Now on to Sylva, about 17 miles away. I thought my GPS was taking me a crazy route, winding my way around this old railroad town, but that’s just the way it is. As I headed to Walmart, I envisioned walking around there for an hour looking for something they probably didn’t have. I spotted an auto parts store…… and turned left across busy traffic. 

Three service people were helping customers, so I started wandering around when a kind female voice said, “Can I help you?” I showed her the screw and cap, telling her what they went to. She went right to the electrical isle and scanned plugs, selecting one, asking, “Will this do it?” Staring at it while rearranging my mind, I thought all I needed was the button. Then I looked at the price tag – $6. I smiled and answered, “Yes, thank you very much.”

Walking to the truck, I looked at the plug with two wires coming out of it. OK, I would have to cut my wire and connect these. I can do that, I thought. Staring at it in the truck, I realized I could just unscrew the end, take the button and put it into mine. I headed back to camp, optimistic I was going to solve both problems. Just out of Cherokee, I stopped at a pullover beside the Oconaliftee River. There is a well-traveled foot path beside the river. Across the river I saw three fishermen beside a huge pool. In the reservation, they stock the river with trout. Entering the park, cars were pulled over next to a big field where elk grazed.

After eating some lunch, I decided to go fishing for a couple of hours. I didn’t have time to go far, so I started at the end of the campground where Bradley Fork comes into the campground. I got in at a beautiful pool. Fishing a hopper, nothing was interested, so I started for the next pool. Someone was standing in the middle of it. 

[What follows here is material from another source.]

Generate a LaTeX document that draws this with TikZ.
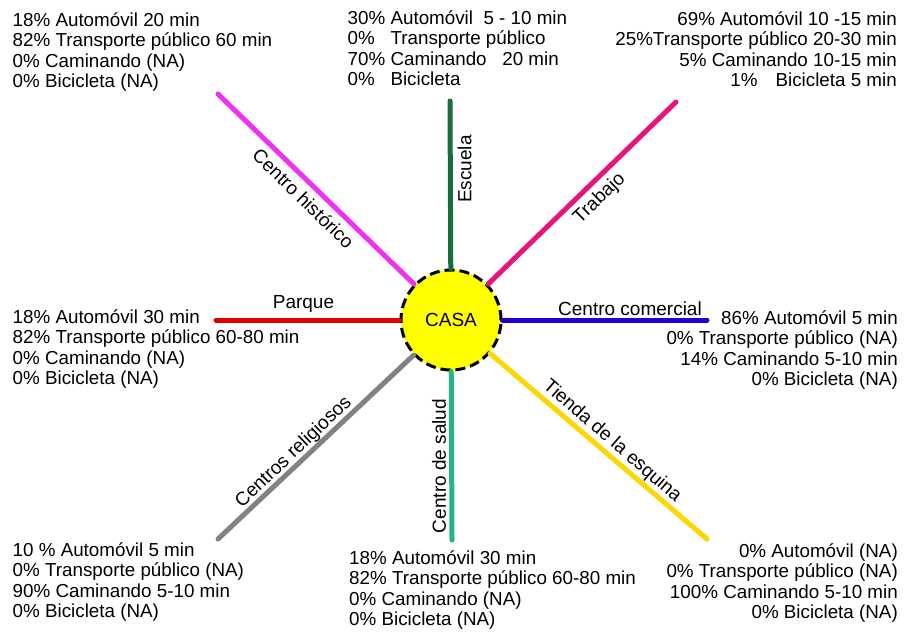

I walked up the road, heading up the mountain. I gave him what I thought was enough room to fish the next two hours and got in at another beautiful pool. Having no luck, I changed to a Royal Wulff. No luck. After fishing a gorgeous pool without moving a fish, I changed to a nymph. No luck, so I changed to a big streamer. No luck. I was changing again when the young fisherman who I thought I had given enough room, camp tromping past asking if I had any luck. I shook my head. I think he said he was doing well, but I couldn’t hear over the roaring river.

Bradley Fork is a beautiful trout stream – big, powerful, crystal clear water still flowing hard after the rains. Sometimes I heard airplanes flying over. Sometimes it was the river making a similar sound. Cicadas were also singing their mating song. Frustrated after a few more pools, I decided to head back. It was Friday afternoon, and two more fishermen passed me, going up the mountain. Then I saw two fishing their way up. What’s it going to be like on Saturday?

Work Day

Saturday, August 14, 2021

Karen went for a 6 mile run up Anthony Creek Trail while the kids had fun cooking pancakes, pouring batter in letters for their names, then adding caramel M&M’s on top. Of course they couldn’t turn them over very well, but they had fun with the project and readily ate them. Karen needed to get back at a decent time, so they packed up for their 4.5 hour trip home. I have been trying to kiss Melissa on the forehead for a week while she squeals, kicks, pushes and calls me “Crazy Dude”. I was taken by surprise when she jumped up in my arms with a big hug I will forever remember. It was a great week with the kids, one that will be hard to top.

We took the trailer to the Loop parking lot, which was busy on a Saturday. I blocked one lane of traffic while I parked it and unhooked. The batteries are at 35%, and we needed a good day’s charge so we can stay 5 days in Cataloochee.

Then we went to town to do laundry, fill up gas, get a fuse for the jack, grocery shop and fill a propane tank. We were too efficient. Everything was right there in one lot – the laundry, Ace Hardware, a propane refill, and even an excellent car wash that could fit any size RV. 

We started four washers. Then I went to Ace for the fuse, but they still didn’t have it. Fortunately, the 25 amp I bought a few days ago was working fine. I got some more firewood and filled the propane tank. The people in this Ace Hardware are really nice and helpful. They also own the propane station. 

A lady named Melissa, at the laundry told us places to go, showed us pictures of wildlife in her yard, and videos taken by a doorbell camera, of bears, turkeys, wild boar and a bobcat. She was a cool, big lady and very nice. She told us to go to Tennessee Sally’s Craft Store, where we would find local arts and crafts. Angels come in all shapes and forms.

We went to Tennessee Sally’s, and it must have been Sally who greeted us. It’s nice, little store with lots of interesting things. Martha bought a solar Mason Jar painted with a bear and trees to remind us of the Smokies. I bought a photography book with pictures of Cades Cove to send to the kids.

It was a good, productive, efficient day. where we got a lot of stuff done with good teamwork. We loaded groceries in the hot trailer parked in the parking lot. Checking the solar, we had gotten to 56%, not enough to make it five days in Cataloochee, so I suggested we go for a hike. We might not be at 100%, but maybe 75. Martha wanted to get out of the heat and go back to the campground. We hooked up, blocking traffic in one lane as people poured in for the Loop Drive on a Saturday afternoon.

People run their phones and iPads down to 0% all the time, but then they buy a new $1,000 phone before the battery wears out. As Lou told us after he installed the solar system, “The batteries are happiest between 20 and 80%.” These are lithium batteries, not lead acid. It’s pretty amazing we have been able to stay in Cades Cove with five people in the trailer for a week in a shaded site that got little sun.

At the campground, we packed up for the move to Cataloochee Campground tomorrow, and we had a full load with all the cooking stuff, bikes, firewood, cameras, tents and sleeping bags. Then Martha went to the Institute to hike to a waterfall someone had told her about. I was ready for a glass of wine.

I sat and listened to some music, first Elke Brook, then Andrew Lloyd Webber. I couldn’t connect Bluetooth from outside the trailer, so I put some earphones on and turned it up.